These days quite a few people are frustrated with President Obama’s failure to challenge conservative ideology. The spending freeze — about which the best thing you can say in its favor is that it’s a transparently cynical PR stunt — has, for many, been the final straw: rhetorically, it’s a complete concession to Reaganism.[...]
There was a lot of delusion among progressives who convinced themselves, in the face of clear evidence to the contrary, that Obama was a strong champion of their values. He wasn’t and isn’t.
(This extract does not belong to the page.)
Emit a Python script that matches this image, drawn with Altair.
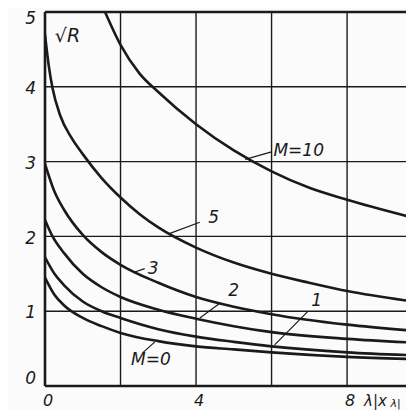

That doesn’t mean that there’s no difference between the parties, that everything would have been the same if McCain had won. But progressives are in the process of losing a big chance to change the narrative, and that’s largely because they have a leader who never had any inclination to do so.
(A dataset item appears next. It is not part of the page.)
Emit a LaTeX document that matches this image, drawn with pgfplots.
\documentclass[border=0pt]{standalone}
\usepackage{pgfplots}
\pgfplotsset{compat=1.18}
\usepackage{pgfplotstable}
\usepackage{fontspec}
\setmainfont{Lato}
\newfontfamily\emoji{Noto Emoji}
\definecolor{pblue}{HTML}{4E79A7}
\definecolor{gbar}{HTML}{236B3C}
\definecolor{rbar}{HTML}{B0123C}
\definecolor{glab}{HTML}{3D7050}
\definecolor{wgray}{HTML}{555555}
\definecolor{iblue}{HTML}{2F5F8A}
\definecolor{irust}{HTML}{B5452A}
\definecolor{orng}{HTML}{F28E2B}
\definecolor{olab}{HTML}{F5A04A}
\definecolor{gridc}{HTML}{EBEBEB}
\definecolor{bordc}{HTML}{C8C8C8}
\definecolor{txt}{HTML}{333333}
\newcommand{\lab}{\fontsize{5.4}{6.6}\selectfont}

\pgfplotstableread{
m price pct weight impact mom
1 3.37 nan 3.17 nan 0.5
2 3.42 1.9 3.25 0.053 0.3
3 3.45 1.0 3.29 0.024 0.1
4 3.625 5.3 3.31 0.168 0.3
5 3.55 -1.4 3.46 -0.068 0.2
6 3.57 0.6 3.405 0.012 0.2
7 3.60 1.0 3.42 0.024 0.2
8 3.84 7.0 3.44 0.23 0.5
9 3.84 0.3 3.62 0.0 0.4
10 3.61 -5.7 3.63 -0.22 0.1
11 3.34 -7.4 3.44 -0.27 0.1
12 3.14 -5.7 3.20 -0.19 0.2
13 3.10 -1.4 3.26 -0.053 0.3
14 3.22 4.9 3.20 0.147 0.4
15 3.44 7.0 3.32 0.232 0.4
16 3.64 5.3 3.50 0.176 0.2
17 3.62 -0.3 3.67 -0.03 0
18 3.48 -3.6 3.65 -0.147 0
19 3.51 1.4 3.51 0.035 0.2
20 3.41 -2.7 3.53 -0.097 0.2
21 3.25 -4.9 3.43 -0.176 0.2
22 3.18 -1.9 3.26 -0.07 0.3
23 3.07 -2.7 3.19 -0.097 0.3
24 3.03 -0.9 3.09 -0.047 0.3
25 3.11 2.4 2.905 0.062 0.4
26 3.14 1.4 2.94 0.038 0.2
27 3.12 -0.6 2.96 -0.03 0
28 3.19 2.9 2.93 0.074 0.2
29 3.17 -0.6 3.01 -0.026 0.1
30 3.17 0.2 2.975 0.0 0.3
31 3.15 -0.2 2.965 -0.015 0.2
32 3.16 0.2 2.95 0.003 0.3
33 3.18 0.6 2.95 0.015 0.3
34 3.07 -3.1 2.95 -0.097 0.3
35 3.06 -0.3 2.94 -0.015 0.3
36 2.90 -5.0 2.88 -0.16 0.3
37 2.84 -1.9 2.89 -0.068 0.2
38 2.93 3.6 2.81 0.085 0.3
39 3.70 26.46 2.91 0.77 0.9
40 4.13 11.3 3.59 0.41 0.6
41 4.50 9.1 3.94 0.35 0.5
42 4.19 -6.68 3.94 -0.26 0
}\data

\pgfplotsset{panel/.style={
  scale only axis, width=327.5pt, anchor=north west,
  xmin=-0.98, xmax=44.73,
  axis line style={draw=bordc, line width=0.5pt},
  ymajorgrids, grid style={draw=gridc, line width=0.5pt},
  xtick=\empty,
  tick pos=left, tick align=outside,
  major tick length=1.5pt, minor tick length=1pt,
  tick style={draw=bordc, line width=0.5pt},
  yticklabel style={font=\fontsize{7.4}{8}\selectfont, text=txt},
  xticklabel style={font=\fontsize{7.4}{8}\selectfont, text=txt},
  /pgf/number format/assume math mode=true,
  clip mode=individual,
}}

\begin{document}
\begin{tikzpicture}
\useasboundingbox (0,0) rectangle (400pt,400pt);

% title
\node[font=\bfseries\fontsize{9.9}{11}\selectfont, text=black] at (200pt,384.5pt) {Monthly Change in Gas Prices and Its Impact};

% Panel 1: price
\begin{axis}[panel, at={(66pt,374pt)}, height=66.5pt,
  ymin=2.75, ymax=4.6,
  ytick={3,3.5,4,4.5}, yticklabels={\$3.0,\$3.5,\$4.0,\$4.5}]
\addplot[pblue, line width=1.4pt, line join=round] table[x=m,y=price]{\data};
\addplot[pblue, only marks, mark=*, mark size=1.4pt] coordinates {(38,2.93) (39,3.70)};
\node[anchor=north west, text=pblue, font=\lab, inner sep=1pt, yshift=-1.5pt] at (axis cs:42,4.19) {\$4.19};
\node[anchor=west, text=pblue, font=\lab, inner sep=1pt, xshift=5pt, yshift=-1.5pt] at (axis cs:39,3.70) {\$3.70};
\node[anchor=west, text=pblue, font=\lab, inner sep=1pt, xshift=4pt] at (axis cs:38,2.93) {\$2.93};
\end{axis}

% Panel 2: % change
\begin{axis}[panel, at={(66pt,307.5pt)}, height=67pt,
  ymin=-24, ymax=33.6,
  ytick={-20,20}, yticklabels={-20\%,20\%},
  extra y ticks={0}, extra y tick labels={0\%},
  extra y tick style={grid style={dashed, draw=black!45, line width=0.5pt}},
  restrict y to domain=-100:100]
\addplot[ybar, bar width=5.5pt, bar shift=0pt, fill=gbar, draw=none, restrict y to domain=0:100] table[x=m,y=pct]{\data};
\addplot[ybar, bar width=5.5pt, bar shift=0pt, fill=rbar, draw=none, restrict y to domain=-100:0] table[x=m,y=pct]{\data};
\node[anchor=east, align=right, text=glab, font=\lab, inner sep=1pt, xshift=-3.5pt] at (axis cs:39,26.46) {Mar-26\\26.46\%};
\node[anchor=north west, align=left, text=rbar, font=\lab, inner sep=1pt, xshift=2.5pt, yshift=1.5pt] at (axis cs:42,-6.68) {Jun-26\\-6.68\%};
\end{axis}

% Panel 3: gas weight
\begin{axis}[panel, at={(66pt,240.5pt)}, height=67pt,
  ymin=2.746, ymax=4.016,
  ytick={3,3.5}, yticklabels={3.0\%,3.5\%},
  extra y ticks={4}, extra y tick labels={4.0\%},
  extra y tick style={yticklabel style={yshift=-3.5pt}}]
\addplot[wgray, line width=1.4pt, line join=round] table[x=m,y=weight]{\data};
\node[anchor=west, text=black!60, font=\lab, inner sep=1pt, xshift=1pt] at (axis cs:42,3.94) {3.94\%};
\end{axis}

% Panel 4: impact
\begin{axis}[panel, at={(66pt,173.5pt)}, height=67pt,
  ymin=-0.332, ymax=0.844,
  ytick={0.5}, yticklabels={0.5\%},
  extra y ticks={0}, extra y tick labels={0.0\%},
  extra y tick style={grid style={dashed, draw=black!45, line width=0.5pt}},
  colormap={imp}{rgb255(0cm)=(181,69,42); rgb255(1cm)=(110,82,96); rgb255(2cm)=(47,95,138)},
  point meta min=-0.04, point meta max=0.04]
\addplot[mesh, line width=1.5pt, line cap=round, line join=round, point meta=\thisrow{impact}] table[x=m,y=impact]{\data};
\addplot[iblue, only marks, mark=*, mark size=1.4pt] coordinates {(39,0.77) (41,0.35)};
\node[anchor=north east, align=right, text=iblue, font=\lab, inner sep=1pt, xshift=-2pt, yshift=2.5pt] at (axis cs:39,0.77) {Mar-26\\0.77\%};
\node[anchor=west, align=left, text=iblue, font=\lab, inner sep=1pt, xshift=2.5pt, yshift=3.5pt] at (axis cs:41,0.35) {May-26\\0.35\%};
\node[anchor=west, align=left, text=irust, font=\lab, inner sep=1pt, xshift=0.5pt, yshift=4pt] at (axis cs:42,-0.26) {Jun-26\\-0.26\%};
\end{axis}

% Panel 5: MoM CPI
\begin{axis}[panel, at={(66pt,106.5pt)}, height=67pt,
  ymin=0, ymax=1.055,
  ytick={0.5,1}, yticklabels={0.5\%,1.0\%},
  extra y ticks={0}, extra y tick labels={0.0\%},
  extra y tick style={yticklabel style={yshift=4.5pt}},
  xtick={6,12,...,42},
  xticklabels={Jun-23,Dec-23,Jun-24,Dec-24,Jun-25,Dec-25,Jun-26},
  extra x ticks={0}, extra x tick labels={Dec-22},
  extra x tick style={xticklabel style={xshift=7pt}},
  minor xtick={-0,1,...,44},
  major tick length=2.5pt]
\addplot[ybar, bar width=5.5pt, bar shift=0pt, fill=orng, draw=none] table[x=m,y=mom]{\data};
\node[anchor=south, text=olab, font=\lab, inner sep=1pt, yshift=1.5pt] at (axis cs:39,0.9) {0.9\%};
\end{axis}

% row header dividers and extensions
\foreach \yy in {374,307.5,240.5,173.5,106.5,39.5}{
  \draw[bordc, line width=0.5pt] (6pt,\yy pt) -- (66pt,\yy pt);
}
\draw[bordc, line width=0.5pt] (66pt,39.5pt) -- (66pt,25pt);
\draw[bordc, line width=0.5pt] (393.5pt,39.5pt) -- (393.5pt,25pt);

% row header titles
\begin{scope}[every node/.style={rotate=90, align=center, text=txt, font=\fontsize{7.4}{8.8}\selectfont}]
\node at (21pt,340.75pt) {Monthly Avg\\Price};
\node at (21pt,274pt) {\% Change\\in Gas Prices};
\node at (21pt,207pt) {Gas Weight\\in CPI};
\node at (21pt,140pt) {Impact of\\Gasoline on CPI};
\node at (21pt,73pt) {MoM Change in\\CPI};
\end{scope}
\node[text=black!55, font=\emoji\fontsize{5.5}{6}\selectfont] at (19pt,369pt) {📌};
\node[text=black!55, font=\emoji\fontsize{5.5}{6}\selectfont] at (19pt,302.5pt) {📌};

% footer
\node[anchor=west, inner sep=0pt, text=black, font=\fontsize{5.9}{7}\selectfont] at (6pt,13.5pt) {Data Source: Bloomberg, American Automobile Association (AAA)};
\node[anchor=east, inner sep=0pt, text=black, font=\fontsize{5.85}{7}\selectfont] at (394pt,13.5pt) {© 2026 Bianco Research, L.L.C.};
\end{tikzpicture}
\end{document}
Agreed in every point, reserving the right to question that last paragraph. If Obama never had any inclination to change the narrative (and I agree that he didn’t), then what “big chance” to change it are the progressives in the process of losing? We have Kucinich and Feingold. That’s pretty much it. And I don’t see that they have any chance of doing anything at all.
I have latched on to the “irrelevant” adjective for Obama from something I read recently, and now I have read a comment on this Paul Krugman post, it caused me to think, “Bingo!” This one doesn’t negate the irrelevancy charge, but it does describe very well another aspect I sense of the man:
I have come to the conclusion that Barrack Obama is America's single most inspirational social climber. – Michael Fonda, Shelton, WA
I am getting the help I need to circle in on an accurate characterization of the O.